Even the craven gun lobby should manage some shame over this absurd example of Second Amendment idolatry.
The House has unanimously approved a measure mandating the screening of all veterans for suicide risk, but Senator Coburn worries that veterans’ medical data might be appropriated by other agencies to deny that all-encompassing right to wield arms on the domestic front.
The senator’s office points to another bill near passage — prompted by the Virginia Tech gun massacre — that would encourage states to do a better job of listing mentally troubled individuals on the federal roll of risky gun purchasers. But tying these two measures together is itself evidence of defective reasoning, or at least scurrilous politicking. The Virginia Tech measure has nothing to do with veterans and affects only those Americans formally judged by a court to be mentally disturbed.

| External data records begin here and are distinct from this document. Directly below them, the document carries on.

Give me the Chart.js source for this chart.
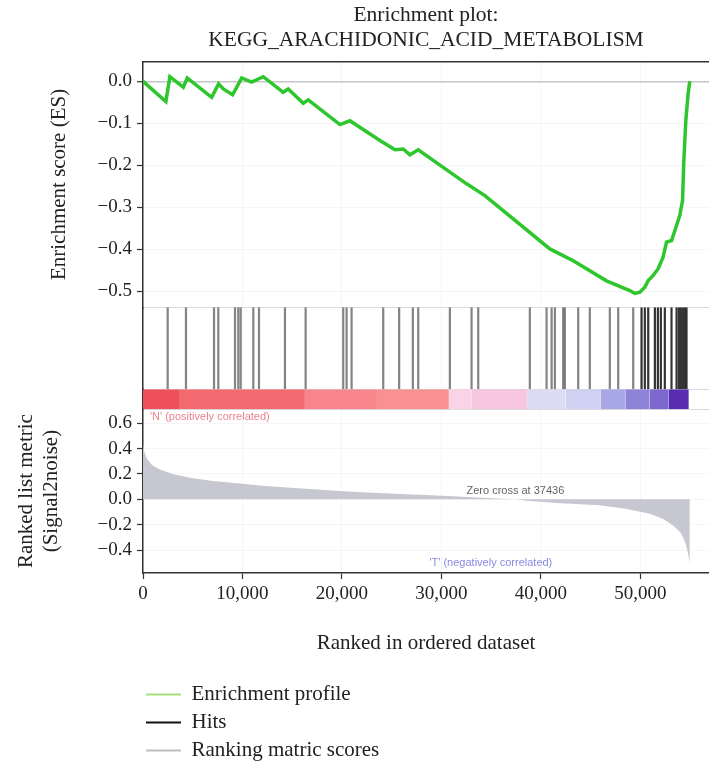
<!DOCTYPE html>
<html>
<head>
<meta charset="utf-8">
<title>Enrichment plot</title>
<script src="https://cdn.jsdelivr.net/npm/chart.js@4.4.1/dist/chart.umd.min.js"></script>
<style>
  html, body { margin: 0; padding: 0; background: #fff; }
  #wrap { position: relative; width: 709px; height: 767px; overflow: hidden; }
  #gsea { position: absolute; left: 0; top: 0; }
  #key { position: absolute; left: 139px; top: 677px; }
</style>
</head>
<body>
<div id="wrap">
  <canvas id="gsea" width="709" height="767"></canvas>
  <canvas id="key" width="260" height="280"></canvas>
</div>
<script>
// running enrichment score
const esRank = [0, 2300, 2700, 4050, 4450, 6900, 7600, 8070, 9010, 9920, 10920, 12090,
  14100, 14600, 16110, 16610, 19800, 20800, 23820, 25330, 26160, 26830, 27670, 32530,
  34370, 40900, 43250, 46600, 48940, 49450, 49950, 50450, 50790, 51290, 51790, 52290,
  52630, 53130, 53470, 53970, 54240, 54370, 54570, 54800, 54970];
const esScore = [0, -0.048, 0.011, -0.014, 0.008, -0.038, -0.006, -0.018, -0.032, 0.008, -0.002, 0.011,
  -0.026, -0.018, -0.052, -0.044, -0.103, -0.094, -0.141, -0.163, -0.161, -0.175, -0.163, -0.244,
  -0.272, -0.399, -0.427, -0.475, -0.498, -0.505, -0.502, -0.490, -0.474, -0.462, -0.446, -0.418,
  -0.383, -0.379, -0.355, -0.319, -0.284, -0.189, -0.093, -0.030, 0];

// positions of the gene set members in the ranked list
const hitRanks = [2480, 4320, 7140, 7570, 9250, 9580, 9820, 11090, 11660, 14270, 16350,
  20130, 20470, 20970, 24150, 25750, 27130, 27670, 30850, 33030, 33700, 38890, 40570,
  41080, 41410, 42240, 42410, 43750, 44920, 46930, 47770, 49280, 50120, 50450, 50790,
  51460, 51760, 52060, 52460, 53130, 53640, 53870, 54070, 54270, 54470, 54640];

// ranked list metric (signal2noise)
const metricRank = [0, 150, 400, 900, 1700, 3000, 4700, 7000, 9750, 12000, 14800, 17500,
  19800, 23000, 26000, 29000, 31200, 34000, 37436, 38600, 42000, 45900, 48500, 50950,
  52300, 53300, 54000, 54300, 54600, 54800, 54970];
const metricValue = [0.43, 0.37, 0.32, 0.27, 0.236, 0.2, 0.171, 0.145, 0.124, 0.108, 0.092, 0.078,
  0.066, 0.052, 0.042, 0.032, 0.025, 0.012, 0, -0.012, -0.03, -0.047, -0.075, -0.113,
  -0.155, -0.205, -0.26, -0.3, -0.36, -0.43, -0.5];
const zeroCross = 37436;

// colour strip: block edges along the ranked list
const stripEdges = [0, 3620, 16280, 23520, 30750, 33000, 38590, 42500, 46030, 48540, 50900, 52860, 54870];
const stripColors = ['#ee4f5b', '#f26970', '#f7858b', '#f8918f', '#f9d3e6', '#f6c5df',
  '#dddcf5', '#d0d0f2', '#a8a7e6', '#8d84da', '#7a68cf', '#5a2db0'];

const xTicks = [0, 10000, 20000, 30000, 40000, 50000];
const esTicks = [0, -0.1, -0.2, -0.3, -0.4, -0.5];
const metricTicks = [0.6, 0.4, 0.2, 0, -0.2, -0.4];

const legendLabels = ['Enrichment profile', 'Hits', 'Ranking matric scores'];
const legendColors = ['#a6df7c', '#111111', '#bdbdbd'];

Chart.defaults.font.family = "'Liberation Serif', 'Times New Roman', serif";
Chart.defaults.color = '#222';

const SERIF = "'Liberation Serif', 'Times New Roman', serif";
const faint = 'rgba(0,0,0,0.035)';
const fmt1 = v => (v < 0 ? '\u2212' : '') + Math.abs(v).toFixed(1);
const LEFT_W = 143;

function leftAxis(extra) {
  return Object.assign({
    type: 'linear',
    position: 'left',
    stack: 'gsea',
    border: { color: '#333', width: 1.5 },
    afterFit: s => { s.width = LEFT_W; }
  }, extra);
}

// annotations placed through the scales
const notes = {
  id: 'notes',
  afterDatasetsDraw(chart) {
    const { ctx, chartArea, scales } = chart;
    const x = scales.x, yRank = scales.yRank, yBar = scales.yBar;
    ctx.save();
    ctx.font = "11px 'Liberation Sans', Arial, sans-serif";
    ctx.textBaseline = 'middle';
    ctx.textAlign = 'center';
    ctx.fillStyle = 'rgba(70,70,70,0.85)';
    ctx.fillText('Zero cross at ' + zeroCross, x.getPixelForValue(zeroCross), yRank.getPixelForValue(0.065));
    ctx.textAlign = 'left';
    ctx.fillStyle = 'rgba(226,72,92,0.7)';
    ctx.fillText("'N' (positively correlated)", chartArea.left + 7, yBar.bottom + 8);
    ctx.fillStyle = 'rgba(84,84,214,0.7)';
    ctx.fillText("'T' (negatively correlated)", x.getPixelForValue(28800), yRank.bottom - 10.5);
    ctx.restore();
  }
};

const stripSets = stripColors.map((c, i) => ({
  label: 'strip' + i,
  data: [{ x: stripEdges[i], y: 1 }, { x: stripEdges[i + 1], y: 1 }],
  yAxisID: 'yBar',
  fill: 'origin',
  backgroundColor: c,
  borderColor: 'transparent',
  borderWidth: 1,
  pointRadius: 0
}));

new Chart(document.getElementById('gsea'), {
  type: 'line',
  data: {
    datasets: [
      {
        label: 'Enrichment profile',
        data: esRank.map((r, i) => ({ x: r, y: esScore[i] })),
        yAxisID: 'yEs',
        borderColor: '#2dc62d',
        borderWidth: 3.5,
        pointRadius: 0,
        tension: 0,
        fill: false
      },
      {
        label: 'Hits',
        data: hitRanks.flatMap(r => [{ x: r, y: 0 }, { x: r, y: 1 }, { x: r, y: null }]),
        yAxisID: 'yHits',
        borderColor: 'rgba(80,80,80,0.7)',
        borderWidth: 2.2,
        pointRadius: 0,
        spanGaps: false,
        segment: {
          borderColor: ctx => ctx.p0.parsed.x > 49900 ? 'rgba(30,30,30,0.9)' : 'rgba(80,80,80,0.7)'
        }
      },
      {
        label: 'Ranking matric scores',
        data: metricRank.map((r, i) => ({ x: r, y: metricValue[i] })),
        yAxisID: 'yRank',
        fill: 'origin',
        backgroundColor: 'rgb(198,199,209)',
        borderColor: 'transparent',
        borderWidth: 1,
        pointRadius: 0,
        tension: 0
      },
      ...stripSets
    ]
  },
  options: {
    responsive: false,
    animation: false,
    events: [],
    layout: { padding: 0 },
    scales: {
      x: {
        type: 'linear',
        position: 'bottom',
        min: 0,
        max: 56900,
        afterBuildTicks: s => { s.ticks = xTicks.map(v => ({ value: v })); },
        afterFit: s => { s.height = 767 - 573; },
        ticks: {
          callback: v => Number(v).toLocaleString('en-US'),
          font: { size: 19 },
          color: '#222',
          padding: 4,
          maxRotation: 0,
          autoSkip: false
        },
        grid: { color: faint, tickColor: '#333', tickLength: 6, tickWidth: 1.2 },
        border: { color: '#333', width: 1.5 },
        title: {
          display: true,
          text: 'Ranked in ordered dataset',
          font: { size: 21 },
          color: '#222',
          padding: { top: 0, bottom: 111 }
        }
      },
      xTop: {
        type: 'linear',
        position: 'top',
        min: 0,
        max: 56900,
        ticks: { display: false },
        grid: { display: false, drawTicks: false },
        border: { color: '#333', width: 1.5 },
        afterFit: s => { s.height = 0; }
      },
      yEs: leftAxis({
        stackWeight: 246,
        weight: 4,
        min: -0.538,
        max: 0.047,
        afterBuildTicks: s => { s.ticks = esTicks.map(v => ({ value: v })); },
        ticks: { callback: fmt1, font: { size: 19 }, color: '#222', padding: 5, autoSkip: false },
        grid: {
          color: c => (c.tick && c.tick.value === 0) ? '#c6c6cc' : faint,
          lineWidth: c => (c.tick && c.tick.value === 0) ? 1.5 : 1,
          tickColor: '#333', tickLength: 6, tickWidth: 1.2
        },
        title: {
          display: true,
          text: 'Enrichment score (ES)',
          font: { size: 21 },
          color: '#222',
          padding: { top: 47, bottom: 0 }
        }
      }),
      yHits: leftAxis({
        stackWeight: 82,
        weight: 3,
        min: 0,
        max: 1,
        afterBuildTicks: s => { s.ticks = [{ value: 0 }, { value: 1 }]; },
        ticks: { display: false },
        grid: { color: '#dadadd', drawTicks: false }
      }),
      yBar: leftAxis({
        stackWeight: 20,
        weight: 2,
        min: 0,
        max: 1,
        afterBuildTicks: s => { s.ticks = [{ value: 0 }]; },
        ticks: { display: false },
        grid: { color: '#dadadd', drawTicks: false }
      }),
      yRank: leftAxis({
        stackWeight: 164,
        weight: 1,
        min: -0.58,
        max: 0.71,
        afterBuildTicks: s => { s.ticks = metricTicks.map(v => ({ value: v })); },
        ticks: { callback: fmt1, font: { size: 19 }, color: '#222', padding: 5, autoSkip: false },
        grid: { color: faint, tickColor: '#333', tickLength: 6, tickWidth: 1.2 },
        title: {
          display: true,
          text: ['Ranked list metric', '(Signal2noise)'],
          font: { size: 21 },
          color: '#222',
          padding: { top: 14, bottom: 0 }
        }
      })
    },
    plugins: {
      legend: { display: false },
      tooltip: { enabled: false },
      title: {
        display: true,
        fullSize: false,
        text: ['Enrichment plot:', 'KEGG_ARACHIDONIC_ACID_METABOLISM'],
        font: { size: 21.5, weight: 'normal', family: SERIF },
        color: '#222',
        padding: { top: 2, bottom: 8 }
      }
    }
  },
  plugins: [notes]
});

// legend, one entry per line
new Chart(document.getElementById('key'), {
  type: 'line',
  data: {
    datasets: legendLabels.map((label, i) => ({
      label,
      data: [],
      backgroundColor: legendColors[i],
      borderColor: legendColors[i],
      borderWidth: 0
    }))
  },
  options: {
    responsive: false,
    animation: false,
    events: [],
    layout: { padding: 0 },
    scales: { x: { display: false }, y: { display: false } },
    plugins: {
      tooltip: { enabled: false },
      legend: {
        position: 'top',
        align: 'start',
        labels: {
          boxWidth: 35,
          boxHeight: 2,
          padding: 7,
          color: '#222',
          font: { size: 21, family: SERIF }
        }
      }
    }
  }
});
</script>
</body>
</html>
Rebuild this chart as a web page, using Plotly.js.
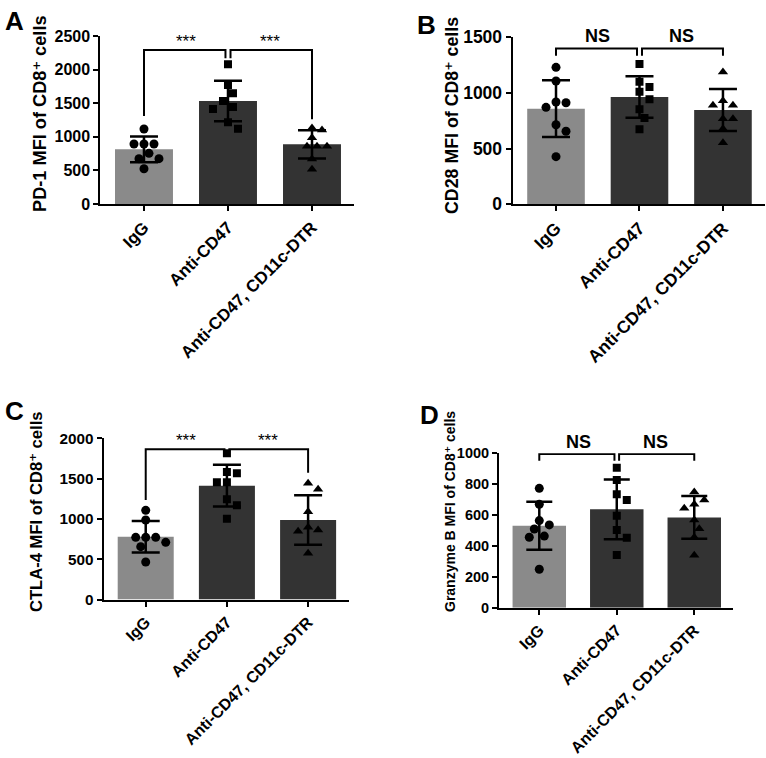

It is an eminently good thing that the anti-suicide measure would require medical specialists to keep track of veterans found to be high risks for suicide. But that’s to care for them as human beings, under that other constitutional right — to life, liberty and the pursuit of happiness. Respect for the grave sacrifices by veterans requires the Senate to strike down the Coburn ploy and hurry this vital measure to President Bush.
And you know, I think whoever wrote this overheated editorial -- it's full of "defective reasoning" -- is a little funny in the head. Respect for the grave responsibilities of the editors of great newspapers requires me to recommend that President Bush send medical specialists to test and keep track of them. (And bring the soma, because this is about your right to happiness.) If there is any absurd talk about the individual's right to be let alone, even the craven privacy lobby should manage some shame.